#### What you should do
Pictures aside, repeat every entry exactly.

--------

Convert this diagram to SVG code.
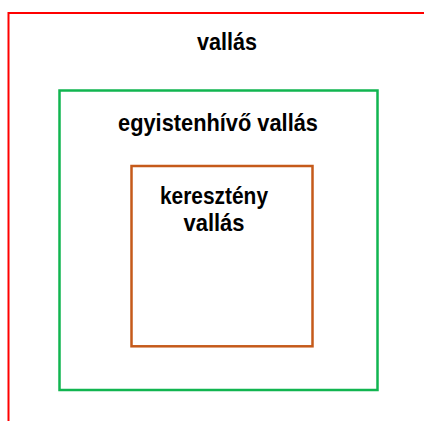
<svg xmlns="http://www.w3.org/2000/svg" width="424" height="421" viewBox="0 0 424 421">
<style>
.lbl{font-family:"Liberation Sans",Arial,sans-serif;font-weight:bold;font-size:24px;fill:#000;text-anchor:middle}
.box{fill:none}
</style>
<rect width="424" height="421" fill="#fff"/>
<g id="vallas">
<path d="M8.5 421 V13 H424" fill="none" stroke="#ff0000" stroke-width="2"/>
<text class="lbl" x="227" y="50" textLength="60" lengthAdjust="spacingAndGlyphs">vallás</text>
</g>
<g id="egyistenhivo">
<rect class="box" x="59.5" y="90.5" width="318" height="299.5" stroke="#11b550" stroke-width="2.5"/>
<text class="lbl" x="218" y="131" textLength="200" lengthAdjust="spacingAndGlyphs">egyistenhívő vallás</text>
</g>
<g id="kereszteny">
<rect class="box" x="131.5" y="166" width="181" height="180.3" stroke="#c55a1a" stroke-width="2.5"/>
<text class="lbl" x="214" y="204" textLength="108" lengthAdjust="spacingAndGlyphs">keresztény</text>
<text class="lbl" x="214" y="231" textLength="61" lengthAdjust="spacingAndGlyphs">vallás</text>
</g>
<g id="connectors"/>
</svg>
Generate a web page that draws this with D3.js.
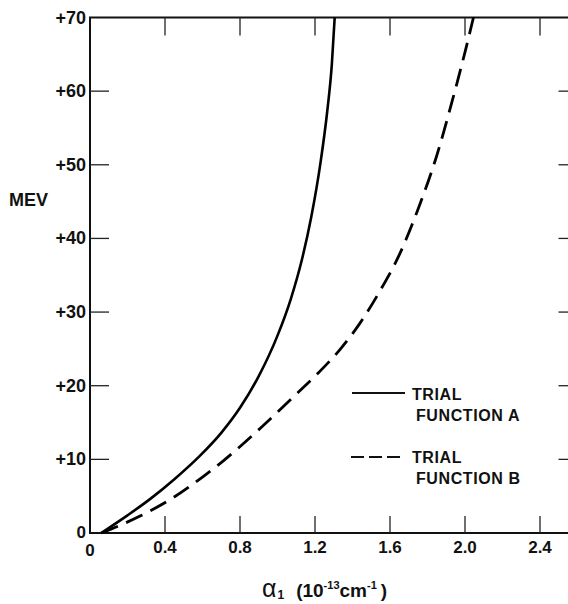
<!DOCTYPE html>
<html>
<head>
<meta charset="utf-8">
<script src="https://cdn.jsdelivr.net/npm/d3@7"></script>
<style>
  body { margin: 0; background: #fff; }
  svg { display: block; }
  text { font-family: "Liberation Sans", Arial, sans-serif; font-weight: bold; fill: #111; }
</style>
</head>
<body>
<script>
// Courbe A (trait plein) : alpha1 vs MEV
const alphaA = [0.06, 0.2, 0.32, 0.45, 0.587, 0.70, 0.80, 0.90, 1.00, 1.07, 1.13, 1.18, 1.23, 1.265, 1.29, 1.305]
const mevA   = [0, 2.4, 4.6, 7.3, 10.5, 13.6, 17.0, 21.3, 26.8, 31.7, 37.1, 42.9, 50.4, 57.2, 63.7, 70]

// Courbe B (tirets)
const alphaB = [0.06, 0.267, 0.444, 0.6, 0.711, 0.907, 1.102, 1.22, 1.333, 1.44, 1.547, 1.65, 1.75, 1.85, 1.93, 2.0, 2.045]
const mevB   = [0, 2.3, 4.8, 7.6, 9.8, 14.2, 18.9, 21.8, 24.9, 28.5, 32.9, 37.8, 44.0, 51.3, 58.5, 65.3, 70]

// Ticks
const xTicks = [0.4, 0.8, 1.2, 1.6, 2.0, 2.4]
const xTickLabels = ["0.4", "0.8", "1.2", "1.6", "2.0", "2.4"]
const yTicks = [10, 20, 30, 40, 50, 60, 70]
const yTickLabels = ["+10", "+20", "+30", "+40", "+50", "+60", "+70"]

const legendLabels = [["TRIAL", "FUNCTION A"], ["TRIAL", "FUNCTION B"]]

const W = 568, H = 604

const svg = d3.select("body").append("svg")
    .attr("width", W)
    .attr("height", H)

// Échelles
const x = d3.scaleLinear().domain([0, 2.6]).range([90, 577.5])
const y = d3.scaleLinear().domain([0, 70]).range([533, 17.5])

/* ---------------- cadre ---------------- */
svg.append("rect")
    .attr("x", x(0)).attr("y", y(70))
    .attr("width", x(2.6) - x(0)).attr("height", y(0) - y(70))
    .attr("fill", "none").attr("stroke", "#111").attr("stroke-width", 2)

// Ticks intérieurs
const tickG = svg.append("g").attr("stroke", "#222").attr("stroke-width", 1.3)
xTicks.forEach(t => {
    tickG.append("line").attr("x1", x(t)).attr("x2", x(t)).attr("y1", y(0)).attr("y2", y(0) - 17)
    tickG.append("line").attr("x1", x(t)).attr("x2", x(t)).attr("y1", y(70)).attr("y2", y(70) + 18)
})
yTicks.filter(t => t < 70).forEach(t => {
    tickG.append("line").attr("x1", x(0)).attr("x2", x(0) + 19).attr("y1", y(t)).attr("y2", y(t))
    tickG.append("line").attr("x1", x(2.6)).attr("x2", x(2.6) - 19).attr("y1", y(t)).attr("y2", y(t))
})

// Labels des ticks
svg.selectAll(".xlab").data(xTicks).join("text")
    .attr("class", "xlab")
    .attr("x", d => x(d)).attr("y", y(0) + 20)
    .attr("text-anchor", "middle")
    .attr("font-size", 17)
    .text((d, i) => xTickLabels[i])

svg.selectAll(".ylab").data(yTicks).join("text")
    .attr("class", "ylab")
    .attr("x", x(0) - 4).attr("y", d => y(d) + 6)
    .attr("text-anchor", "end")
    .attr("font-size", 18)
    .text((d, i) => yTickLabels[i])

// les deux zéros
svg.append("text").attr("x", x(0) - 4).attr("y", y(0) + 5)
    .attr("text-anchor", "end").attr("font-size", 17).text("0")
svg.append("text").attr("x", x(0)).attr("y", y(0) + 23)
    .attr("text-anchor", "middle").attr("font-size", 17).text("0")

// Titres des axes
svg.append("text").attr("x", 9).attr("y", 206)
    .attr("font-size", 18).text("MEV")

const xt = svg.append("text").attr("x", 262).attr("y", 597).attr("font-size", 19)
xt.append("tspan").attr("font-size", 25).attr("font-weight", "normal").text("α")
xt.append("tspan").attr("font-size", 12).attr("dy", 2).attr("dx", 1).text("1")
xt.append("tspan").attr("dy", -2).attr("dx", 12).text("(10")
xt.append("tspan").attr("font-size", 11).attr("dy", -8).text("-13")
xt.append("tspan").attr("dy", 8).text("cm")
xt.append("tspan").attr("font-size", 11).attr("dy", -8).text("-1")
xt.append("tspan").attr("dy", 8).attr("dx", 4).text(")")

/* ---------------- courbes ---------------- */
const line = d3.line()
    .x(d => x(d[0]))
    .y(d => y(d[1]))
    .curve(d3.curveMonotoneX)

const dataA = alphaA.map((a, i) => [a, mevA[i]])
const dataB = alphaB.map((a, i) => [a, mevB[i]])

svg.append("path").datum(dataA)
    .attr("d", line)
    .attr("fill", "none").attr("stroke", "#000").attr("stroke-width", 2.6)

svg.append("path").datum(dataB)
    .attr("d", line)
    .attr("fill", "none").attr("stroke", "#000").attr("stroke-width", 2.8)
    .attr("stroke-dasharray", "18,9")

/* ---------------- légende ---------------- */
svg.append("line").attr("x1", 352).attr("x2", 405).attr("y1", 393).attr("y2", 393)
    .attr("stroke", "#111").attr("stroke-width", 1.8)
svg.append("line").attr("x1", 351).attr("x2", 402).attr("y1", 457).attr("y2", 457)
    .attr("stroke", "#111").attr("stroke-width", 1.8).attr("stroke-dasharray", "13,5")

legendLabels.forEach((lbl, i) => {
    const base = i === 0 ? 400 : 463
    lbl.forEach((s, j) => {
        svg.append("text")
            .attr("x", 412).attr("y", base + j * 21)
            .attr("dx", j === 0 ? 0 : 4)
            .attr("font-size", 16)
            .attr("letter-spacing", 0.6)
            .text(s)
    })
})
</script>
</body>
</html>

--------

#### Complete response
Convert this diagram to SVG code.
<svg xmlns="http://www.w3.org/2000/svg" width="424" height="421" viewBox="0 0 424 421">
<style>
.lbl{font-family:"Liberation Sans",Arial,sans-serif;font-weight:bold;font-size:24px;fill:#000;text-anchor:middle}
.box{fill:none}
</style>
<rect width="424" height="421" fill="#fff"/>
<g id="vallas">
<path d="M8.5 421 V13 H424" fill="none" stroke="#ff0000" stroke-width="2"/>
<text class="lbl" x="227" y="50" textLength="60" lengthAdjust="spacingAndGlyphs">vallás</text>
</g>
<g id="egyistenhivo">
<rect class="box" x="59.5" y="90.5" width="318" height="299.5" stroke="#11b550" stroke-width="2.5"/>
<text class="lbl" x="218" y="131" textLength="200" lengthAdjust="spacingAndGlyphs">egyistenhívő vallás</text>
</g>
<g id="kereszteny">
<rect class="box" x="131.5" y="166" width="181" height="180.3" stroke="#c55a1a" stroke-width="2.5"/>
<text class="lbl" x="214" y="204" textLength="108" lengthAdjust="spacingAndGlyphs">keresztény</text>
<text class="lbl" x="214" y="231" textLength="61" lengthAdjust="spacingAndGlyphs">vallás</text>
</g>
<g id="connectors"/>
</svg>
Generate a web page that draws this with D3.js.
<!DOCTYPE html>
<html>
<head>
<meta charset="utf-8">
<script src="https://cdn.jsdelivr.net/npm/d3@7"></script>
<style>
  body { margin: 0; background: #fff; }
  svg { display: block; }
  text { font-family: "Liberation Sans", Arial, sans-serif; font-weight: bold; fill: #111; }
</style>
</head>
<body>
<script>
// Courbe A (trait plein) : alpha1 vs MEV
const alphaA = [0.06, 0.2, 0.32, 0.45, 0.587, 0.70, 0.80, 0.90, 1.00, 1.07, 1.13, 1.18, 1.23, 1.265, 1.29, 1.305]
const mevA   = [0, 2.4, 4.6, 7.3, 10.5, 13.6, 17.0, 21.3, 26.8, 31.7, 37.1, 42.9, 50.4, 57.2, 63.7, 70]

// Courbe B (tirets)
const alphaB = [0.06, 0.267, 0.444, 0.6, 0.711, 0.907, 1.102, 1.22, 1.333, 1.44, 1.547, 1.65, 1.75, 1.85, 1.93, 2.0, 2.045]
const mevB   = [0, 2.3, 4.8, 7.6, 9.8, 14.2, 18.9, 21.8, 24.9, 28.5, 32.9, 37.8, 44.0, 51.3, 58.5, 65.3, 70]

// Ticks
const xTicks = [0.4, 0.8, 1.2, 1.6, 2.0, 2.4]
const xTickLabels = ["0.4", "0.8", "1.2", "1.6", "2.0", "2.4"]
const yTicks = [10, 20, 30, 40, 50, 60, 70]
const yTickLabels = ["+10", "+20", "+30", "+40", "+50", "+60", "+70"]

const legendLabels = [["TRIAL", "FUNCTION A"], ["TRIAL", "FUNCTION B"]]

const W = 568, H = 604

const svg = d3.select("body").append("svg")
    .attr("width", W)
    .attr("height", H)

// Échelles
const x = d3.scaleLinear().domain([0, 2.6]).range([90, 577.5])
const y = d3.scaleLinear().domain([0, 70]).range([533, 17.5])

/* ---------------- cadre ---------------- */
svg.append("rect")
    .attr("x", x(0)).attr("y", y(70))
    .attr("width", x(2.6) - x(0)).attr("height", y(0) - y(70))
    .attr("fill", "none").attr("stroke", "#111").attr("stroke-width", 2)

// Ticks intérieurs
const tickG = svg.append("g").attr("stroke", "#222").attr("stroke-width", 1.3)
xTicks.forEach(t => {
    tickG.append("line").attr("x1", x(t)).attr("x2", x(t)).attr("y1", y(0)).attr("y2", y(0) - 17)
    tickG.append("line").attr("x1", x(t)).attr("x2", x(t)).attr("y1", y(70)).attr("y2", y(70) + 18)
})
yTicks.filter(t => t < 70).forEach(t => {
    tickG.append("line").attr("x1", x(0)).attr("x2", x(0) + 19).attr("y1", y(t)).attr("y2", y(t))
    tickG.append("line").attr("x1", x(2.6)).attr("x2", x(2.6) - 19).attr("y1", y(t)).attr("y2", y(t))
})

// Labels des ticks
svg.selectAll(".xlab").data(xTicks).join("text")
    .attr("class", "xlab")
    .attr("x", d => x(d)).attr("y", y(0) + 20)
    .attr("text-anchor", "middle")
    .attr("font-size", 17)
    .text((d, i) => xTickLabels[i])

svg.selectAll(".ylab").data(yTicks).join("text")
    .attr("class", "ylab")
    .attr("x", x(0) - 4).attr("y", d => y(d) + 6)
    .attr("text-anchor", "end")
    .attr("font-size", 18)
    .text((d, i) => yTickLabels[i])

// les deux zéros
svg.append("text").attr("x", x(0) - 4).attr("y", y(0) + 5)
    .attr("text-anchor", "end").attr("font-size", 17).text("0")
svg.append("text").attr("x", x(0)).attr("y", y(0) + 23)
    .attr("text-anchor", "middle").attr("font-size", 17).text("0")

// Titres des axes
svg.append("text").attr("x", 9).attr("y", 206)
    .attr("font-size", 18).text("MEV")

const xt = svg.append("text").attr("x", 262).attr("y", 597).attr("font-size", 19)
xt.append("tspan").attr("font-size", 25).attr("font-weight", "normal").text("α")
xt.append("tspan").attr("font-size", 12).attr("dy", 2).attr("dx", 1).text("1")
xt.append("tspan").attr("dy", -2).attr("dx", 12).text("(10")
xt.append("tspan").attr("font-size", 11).attr("dy", -8).text("-13")
xt.append("tspan").attr("dy", 8).text("cm")
xt.append("tspan").attr("font-size", 11).attr("dy", -8).text("-1")
xt.append("tspan").attr("dy", 8).attr("dx", 4).text(")")

/* ---------------- courbes ---------------- */
const line = d3.line()
    .x(d => x(d[0]))
    .y(d => y(d[1]))
    .curve(d3.curveMonotoneX)

const dataA = alphaA.map((a, i) => [a, mevA[i]])
const dataB = alphaB.map((a, i) => [a, mevB[i]])

svg.append("path").datum(dataA)
    .attr("d", line)
    .attr("fill", "none").attr("stroke", "#000").attr("stroke-width", 2.6)

svg.append("path").datum(dataB)
    .attr("d", line)
    .attr("fill", "none").attr("stroke", "#000").attr("stroke-width", 2.8)
    .attr("stroke-dasharray", "18,9")

/* ---------------- légende ---------------- */
svg.append("line").attr("x1", 352).attr("x2", 405).attr("y1", 393).attr("y2", 393)
    .attr("stroke", "#111").attr("stroke-width", 1.8)
svg.append("line").attr("x1", 351).attr("x2", 402).attr("y1", 457).attr("y2", 457)
    .attr("stroke", "#111").attr("stroke-width", 1.8).attr("stroke-dasharray", "13,5")

legendLabels.forEach((lbl, i) => {
    const base = i === 0 ? 400 : 463
    lbl.forEach((s, j) => {
        svg.append("text")
            .attr("x", 412).attr("y", base + j * 21)
            .attr("dx", j === 0 ? 0 : 4)
            .attr("font-size", 16)
            .attr("letter-spacing", 0.6)
            .text(s)
    })
})
</script>
</body>
</html>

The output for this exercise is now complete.